In our earlier blogs, we followed the Census Bureau’s Household Pulse Survey (HPS) to examine the effects of the COVID-19 pandemic on the housing market.  The Census Bureau conducted weekly surveys starting from late April through July and then launched a second phase of bi-weekly surveys in August.  The survey data was collected from August 19 to August 31 and was released on September 9, 2020.  Using the new data, SP Group updated our graph showing the difference in confidence levels between renters and homeowners for meeting their housing payment obligations.  Figure 1 illustrates that renters have consistently been twice as unsure as homeowners in their ability to meet their housing payments[1].  We also observe that the confidence levels continue to improve as the percent of homeowners and renters with low levels of confidence decreased in August.  This could be due to people adapting to the situation and/or supplementing their financial position with additional income sources since the pandemic began.  We also observed that this latest batch of HPS data from August had a higher response rate as well as a higher number of total respondents.

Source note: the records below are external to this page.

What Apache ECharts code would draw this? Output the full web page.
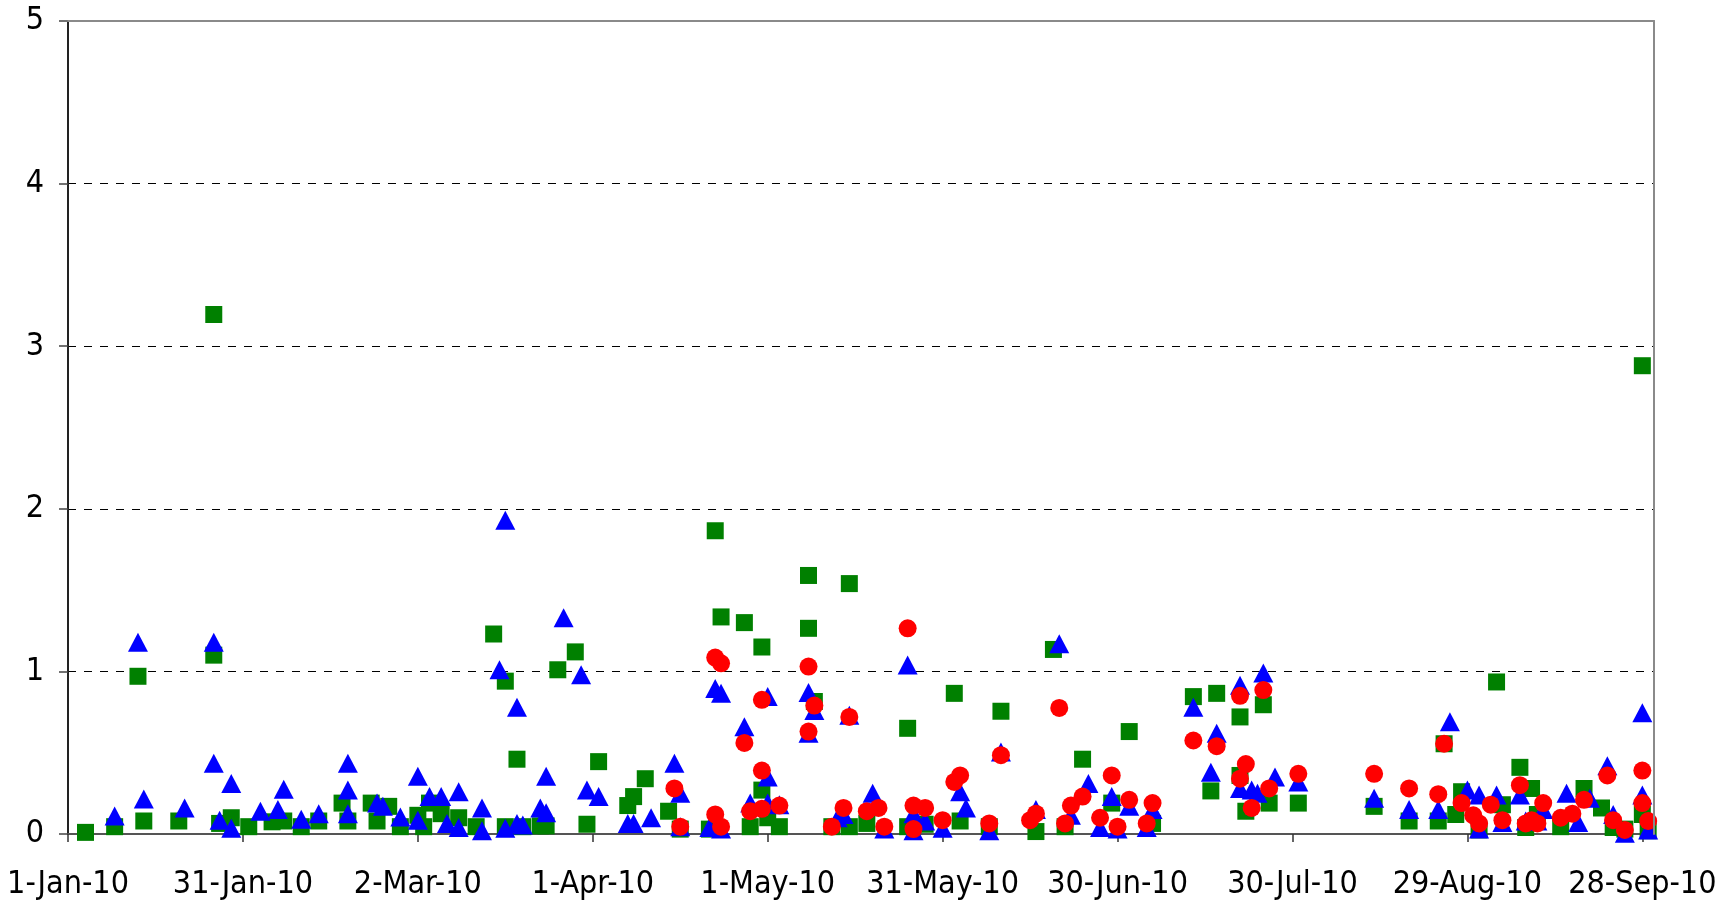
<!DOCTYPE html>
<html>
<head>
<meta charset="utf-8">
<script src="https://cdn.jsdelivr.net/npm/echarts@6/dist/echarts.min.js"></script>
<style>
  html, body { margin: 0; padding: 0; background: #fff; }
  #chart { width: 1736px; height: 903px; }
</style>
</head>
<body>
<div id="chart"></div>
<script>
// ---- Data ----
const startDate = '2010-01-01';
const endDate = '2010-09-30';
const xTickLabels = ['1-Jan-10','31-Jan-10','2-Mar-10','1-Apr-10','1-May-10','31-May-10','30-Jun-10','30-Jul-10','29-Aug-10','28-Sep-10'];
const yTickLabels = ['0','1','2','3','4','5'];

const greenSquares = [
  ['2010-01-04',0.01],['2010-01-09',0.045],['2010-01-13',0.97],['2010-01-14',0.08],['2010-01-20',0.08],
  ['2010-01-26',1.10],['2010-01-26',3.195],['2010-01-27',0.065],['2010-01-29',0.10],['2010-02-01',0.045],
  ['2010-02-05',0.075],['2010-02-07',0.08],['2010-02-10',0.045],['2010-02-13',0.08],['2010-02-17',0.19],
  ['2010-02-18',0.08],['2010-02-22',0.19],['2010-02-23',0.08],['2010-02-25',0.17],['2010-02-27',0.045],
  ['2010-03-02',0.115],['2010-03-03',0.045],['2010-03-04',0.19],['2010-03-06',0.125],['2010-03-09',0.10],
  ['2010-03-12',0.045],['2010-03-15',1.23],['2010-03-17',0.94],['2010-03-17',0.045],['2010-03-19',0.46],
  ['2010-03-20',0.045],['2010-03-23',0.05],['2010-03-24',0.05],['2010-03-26',1.01],['2010-03-29',1.12],
  ['2010-03-31',0.06],['2010-04-02',0.445],['2010-04-07',0.175],['2010-04-08',0.23],['2010-04-10',0.34],
  ['2010-04-14',0.14],['2010-04-16',0.03],['2010-04-22',1.865],['2010-04-21',0.03],['2010-04-23',1.335],
  ['2010-04-27',1.30],['2010-04-28',0.045],['2010-04-30',1.15],['2010-04-30',0.27],['2010-05-01',0.10],
  ['2010-05-03',0.045],['2010-05-08',1.59],['2010-05-08',1.265],['2010-05-09',0.815],['2010-05-12',0.045],
  ['2010-05-15',0.045],['2010-05-15',1.54],['2010-05-18',0.065],['2010-05-25',0.65],['2010-05-25',0.045],
  ['2010-05-28',0.06],['2010-06-02',0.865],['2010-06-03',0.08],['2010-06-08',0.045],['2010-06-10',0.755],
  ['2010-06-16',0.015],['2010-06-19',1.135],['2010-06-21',0.045],['2010-06-24',0.46],['2010-06-29',0.19],
  ['2010-07-02',0.63],['2010-07-06',0.065],['2010-07-13',0.845],['2010-07-16',0.265],['2010-07-17',0.865],
  ['2010-07-21',0.72],['2010-07-21',0.36],['2010-07-22',0.14],['2010-07-25',0.795],['2010-07-26',0.19],
  ['2010-07-31',0.19],['2010-08-13',0.17],['2010-08-19',0.08],['2010-08-24',0.08],['2010-08-25',0.555],
  ['2010-08-27',0.12],['2010-08-28',0.26],['2010-08-31',0.025],['2010-09-03',0.935],['2010-09-04',0.18],
  ['2010-09-07',0.41],['2010-09-08',0.04],['2010-09-09',0.28],['2010-09-10',0.12],['2010-09-14',0.045],
  ['2010-09-18',0.28],['2010-09-21',0.16],['2010-09-23',0.04],['2010-09-25',0.03],['2010-09-28',2.88],
  ['2010-09-28',0.12],['2010-09-29',0.02]
];

const blueTriangles = [
  ['2010-01-09',0.11],['2010-01-13',1.18],['2010-01-14',0.215],['2010-01-21',0.16],['2010-01-26',1.18],
  ['2010-01-26',0.435],['2010-01-27',0.085],['2010-01-29',0.31],['2010-01-29',0.035],['2010-02-03',0.14],
  ['2010-02-06',0.15],['2010-02-07',0.275],['2010-02-10',0.09],['2010-02-13',0.125],['2010-02-18',0.435],
  ['2010-02-18',0.27],['2010-02-18',0.125],['2010-02-23',0.19],['2010-02-24',0.17],['2010-02-27',0.105],
  ['2010-03-02',0.355],['2010-03-02',0.085],['2010-03-04',0.23],['2010-03-06',0.23],['2010-03-07',0.065],
  ['2010-03-09',0.26],['2010-03-09',0.04],['2010-03-13',0.16],['2010-03-13',0.02],['2010-03-16',1.01],
  ['2010-03-17',1.93],['2010-03-17',0.035],['2010-03-19',0.78],['2010-03-19',0.065],['2010-03-20',0.055],
  ['2010-03-23',0.16],['2010-03-24',0.13],['2010-03-24',0.355],['2010-03-27',1.33],['2010-03-30',0.98],
  ['2010-03-31',0.27],['2010-04-02',0.23],['2010-04-07',0.065],['2010-04-08',0.065],['2010-04-11',0.10],
  ['2010-04-15',0.435],['2010-04-16',0.25],['2010-04-16',0.045],['2010-04-22',0.895],['2010-04-23',0.865],
  ['2010-04-21',0.04],['2010-04-23',0.03],['2010-04-27',0.66],['2010-04-28',0.19],['2010-05-01',0.845],
  ['2010-05-01',0.35],['2010-05-01',0.19],['2010-05-03',0.18],['2010-05-08',0.87],['2010-05-09',0.76],
  ['2010-05-08',0.62],['2010-05-13',0.10],['2010-05-14',0.12],['2010-05-15',0.73],['2010-05-19',0.25],
  ['2010-05-21',0.03],['2010-05-25',1.04],['2010-05-26',0.125],['2010-05-28',0.08],['2010-05-26',0.02],
  ['2010-05-31',0.035],['2010-06-03',0.26],['2010-06-04',0.16],['2010-06-08',0.02],['2010-06-10',0.505],
  ['2010-06-16',0.15],['2010-06-20',1.17],['2010-06-22',0.115],['2010-06-25',0.31],['2010-06-27',0.04],
  ['2010-06-29',0.23],['2010-06-30',0.03],['2010-07-02',0.17],['2010-07-05',0.04],['2010-07-06',0.15],
  ['2010-07-13',0.78],['2010-07-16',0.38],['2010-07-17',0.62],['2010-07-21',0.915],['2010-07-21',0.28],
  ['2010-07-23',0.27],['2010-07-25',0.99],['2010-07-24',0.25],['2010-07-27',0.35],['2010-07-31',0.32],
  ['2010-08-13',0.22],['2010-08-19',0.15],['2010-08-24',0.15],['2010-08-26',0.69],['2010-08-29',0.27],
  ['2010-08-31',0.24],['2010-08-31',0.03],['2010-09-03',0.24],['2010-09-04',0.07],['2010-09-07',0.24],
  ['2010-09-08',0.08],['2010-09-10',0.08],['2010-09-11',0.15],['2010-09-15',0.25],['2010-09-17',0.07],
  ['2010-09-19',0.22],['2010-09-22',0.42],['2010-09-23',0.12],['2010-09-25',0.005],['2010-09-28',0.745],
  ['2010-09-28',0.24],['2010-09-29',0.025]
];

const redCircles = [
  ['2010-04-15',0.28],['2010-04-16',0.045],['2010-04-22',1.085],['2010-04-23',1.05],['2010-04-22',0.12],
  ['2010-04-23',0.045],['2010-04-27',0.56],['2010-04-28',0.14],['2010-04-30',0.825],['2010-04-30',0.39],
  ['2010-04-30',0.155],['2010-05-03',0.175],['2010-05-08',1.03],['2010-05-09',0.79],['2010-05-08',0.63],
  ['2010-05-15',0.72],['2010-05-12',0.045],['2010-05-14',0.16],['2010-05-18',0.14],['2010-05-20',0.16],
  ['2010-05-21',0.045],['2010-05-25',1.265],['2010-05-26',0.175],['2010-05-28',0.16],['2010-05-26',0.03],
  ['2010-05-31',0.085],['2010-06-02',0.32],['2010-06-03',0.36],['2010-06-08',0.065],['2010-06-10',0.485],
  ['2010-06-16',0.125],['2010-06-15',0.085],['2010-06-20',0.775],['2010-06-21',0.065],['2010-06-22',0.175],
  ['2010-06-24',0.23],['2010-06-27',0.10],['2010-06-29',0.36],['2010-06-30',0.045],['2010-07-02',0.21],
  ['2010-07-05',0.065],['2010-07-06',0.19],['2010-07-13',0.575],['2010-07-17',0.54],['2010-07-21',0.85],
  ['2010-07-21',0.34],['2010-07-22',0.43],['2010-07-23',0.16],['2010-07-25',0.885],['2010-07-26',0.28],
  ['2010-07-31',0.37],['2010-08-13',0.37],['2010-08-19',0.28],['2010-08-24',0.245],['2010-08-25',0.555],
  ['2010-08-28',0.19],['2010-08-30',0.115],['2010-08-31',0.065],['2010-09-02',0.18],['2010-09-04',0.085],
  ['2010-09-07',0.30],['2010-09-08',0.065],['2010-09-09',0.085],['2010-09-10',0.065],['2010-09-11',0.19],
  ['2010-09-14',0.10],['2010-09-16',0.125],['2010-09-18',0.21],['2010-09-22',0.36],['2010-09-23',0.085],
  ['2010-09-25',0.025],['2010-09-28',0.39],['2010-09-28',0.19],['2010-09-29',0.08]
];

// ---- helpers ----
const DAY = 86400000;
function toDay(s) {
  const p = s.split('-').map(Number);
  const b = startDate.split('-').map(Number);
  return Math.round((Date.UTC(p[0], p[1] - 1, p[2]) - Date.UTC(b[0], b[1] - 1, b[2])) / DAY);
}
const xMax = toDay(endDate);
const toPoints = arr => arr.map(d => [toDay(d[0]), d[1]]);

const FONT = "'DejaVu Sans Condensed', 'DejaVu Sans', sans-serif";

const chart = echarts.init(document.getElementById('chart'), null, { renderer: 'canvas' });
chart.setOption({
  backgroundColor: '#ffffff',
  animation: false,
  grid: { left: 68, right: 82, top: 21, bottom: 69, containLabel: false },
  xAxis: [{
    type: 'value', min: 0, max: xMax, interval: 30,
    axisLine: { show: true, onZero: false, lineStyle: { color: '#555', width: 2 } },
    axisTick: { show: true, inside: false, length: 8, lineStyle: { color: '#333', width: 1.5 } },
    axisLabel: {
      show: true, margin: 35, color: '#000', fontSize: 32, fontFamily: FONT,
      showMaxLabel: false,
      formatter: v => (v % 30 === 0 ? (xTickLabels[v / 30] || '') : '')
    },
    splitLine: { show: false }
  }, {
    type: 'value', min: 0, max: xMax, position: 'top', z: 5,
    axisLine: { show: true, onZero: false, lineStyle: { color: '#8a8a8a', width: 2 } },
    axisTick: { show: false }, axisLabel: { show: false }, splitLine: { show: false }
  }],
  yAxis: [{
    type: 'value', min: 0, max: 5, interval: 1,
    axisLine: { show: true, onZero: false, lineStyle: { color: '#222', width: 2 } },
    axisTick: { show: true, inside: false, length: 9, lineStyle: { color: '#444', width: 1.5 } },
    axisLabel: {
      show: true, margin: 24, color: '#000', fontSize: 32, fontFamily: FONT,
      formatter: v => yTickLabels[v] || ''
    },
    splitLine: { show: true, lineStyle: { color: '#000', width: 1, type: [8, 8] } }
  }, {
    type: 'value', min: 0, max: 5, position: 'right', z: 5,
    axisLine: { show: true, onZero: false, lineStyle: { color: '#8a8a8a', width: 2 } },
    axisTick: { show: false }, axisLabel: { show: false }, splitLine: { show: false }
  }],
  series: [{
    name: 'Squares', type: 'scatter', symbol: 'rect', symbolSize: 17,
    itemStyle: { color: '#008000', opacity: 1 }, data: toPoints(greenSquares), z: 2
  }, {
    name: 'Triangles', type: 'scatter', symbol: 'triangle', symbolSize: [20, 19],
    itemStyle: { color: '#0000ff', opacity: 1 }, data: toPoints(blueTriangles), z: 3
  }, {
    name: 'Circles', type: 'scatter', symbol: 'circle', symbolSize: 18,
    itemStyle: { color: '#ff0000', opacity: 1 }, data: toPoints(redCircles), z: 4
  }]
});
</script>
</body>
</html>
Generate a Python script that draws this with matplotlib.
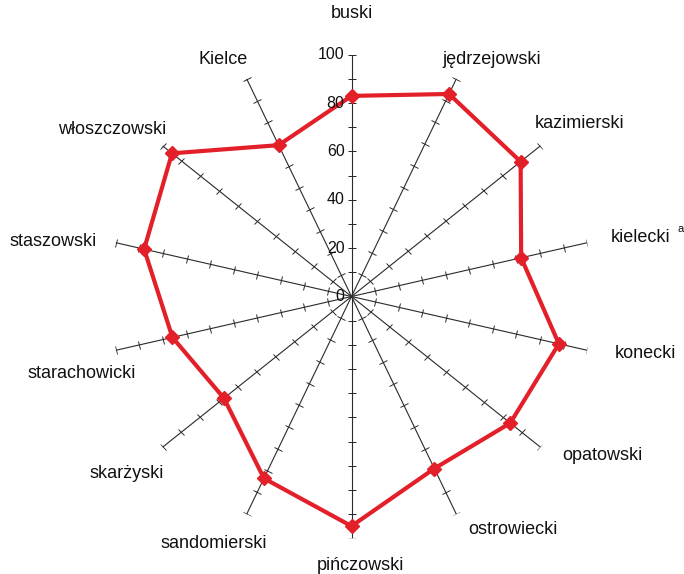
import numpy as np
import matplotlib
matplotlib.use("Agg")
import matplotlib.pyplot as plt
from matplotlib.markers import MarkerStyle
from matplotlib.transforms import Affine2D

plt.rcParams['font.family'] = ['Liberation Sans', 'DejaVu Sans']

categories = ["buski", "jędrzejowski", "kazimierski", "kielecki", "konecki",
              "opatowski", "ostrowiecki", "pińczowski", "sandomierski",
              "skarżyski", "starachowicki", "staszowski", "włoszczowski", "Kielce"]
values = [83, 93, 89.5, 72, 88, 84, 79, 95, 83.5, 67.5, 76, 88, 95, 69.5]
tick_values = [0, 20, 40, 60, 80, 100]
minor_ticks = [10, 20, 30, 40, 50, 60, 70, 80, 90, 100]

W, H = 684, 574
fig = plt.figure(figsize=(W / 100, H / 100), dpi=100)
cx, cy, R = 351.5, 296.5, 241.7
ax = fig.add_axes([(cx - R) / W, (H - cy - R) / H, 2 * R / W, 2 * R / H], projection='polar')
ax.set_theta_zero_location('N')
ax.set_theta_direction(-1)
ax.set_ylim(0, 100)
ax.grid(False)
ax.spines['polar'].set_visible(False)
ax.set_xticks([])
ax.set_yticks([])
ax.patch.set_alpha(0)

n = len(categories)
angles = np.arange(n) * 2 * np.pi / n

axis_col = '#2a2a2a'
for th in angles:
    ax.plot([th, th], [0, 100], color=axis_col, lw=0.8, zorder=1)
    m = MarkerStyle('_', transform=Affine2D().rotate_deg(-np.degrees(th) + 1e-3))
    ax.plot([th] * len(minor_ticks), minor_ticks, ls='none', marker=m,
            markersize=6, markeredgewidth=0.7, color=axis_col, zorder=1,
            snap=False)

th_closed = np.append(angles, angles[0])
v_closed = values + [values[0]]
ax.plot(th_closed, v_closed, color='#e3202a', lw=3.0, zorder=3,
        solid_joinstyle='miter')
ax.plot(angles, values, ls='none', marker='D', markersize=7.5,
        color='#e3202a', zorder=4)

for t in tick_values:
    ax.annotate(str(t), xy=(0, t), xytext=(-5, 0), textcoords='offset points',
                ha='right', va='center', fontsize=11.5, color='#111111', zorder=5)

label_pos = [(352, 14), (492, 59), (580, 123), (641, 237), (645, 353),
             (602, 456), (513, 530), (360, 565), (214, 543), (127, 473),
             (82, 374), (53, 242), (112, 129), (223, 60)]
for name, (px, py) in zip(categories, label_pos):
    fig.text(px / W, 1 - py / H, name, ha='center', va='center',
             fontsize=13, color='#111111')
fig.text(681 / W, 1 - 229 / H, 'a', ha='center', va='center',
         fontsize=8, color='#111111')

fig.savefig('out.png', dpi=100, facecolor='white')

Figure 1. (click to enlarge)

Changes to the Household Pulse Survey (HPS) Data Tables. The Census Bureau has modified the HPS survey with additional survey questions during this second phase.  HPS now includes new tables in accordance with the new survey questions.  The Census Bureau stated that “Phase 2 includes new questions on social security benefits, post-secondary education, evictions/foreclosures, SNAP benefits, unemployment benefits and mental health services.” SP Group will be closely monitoring the new data tables on evictions and foreclosures.

[1] These percentages are calculated by adding together the number of households that have “No confidence” and “Slight confidence” in their ability to pay next month’s mortgage or rent. The total is divided by the total number of households subtracted by the number of households that are “Owned free and clear” or “Occupied without rent” because those households do not have a mortgage or rent payment that needs to be made.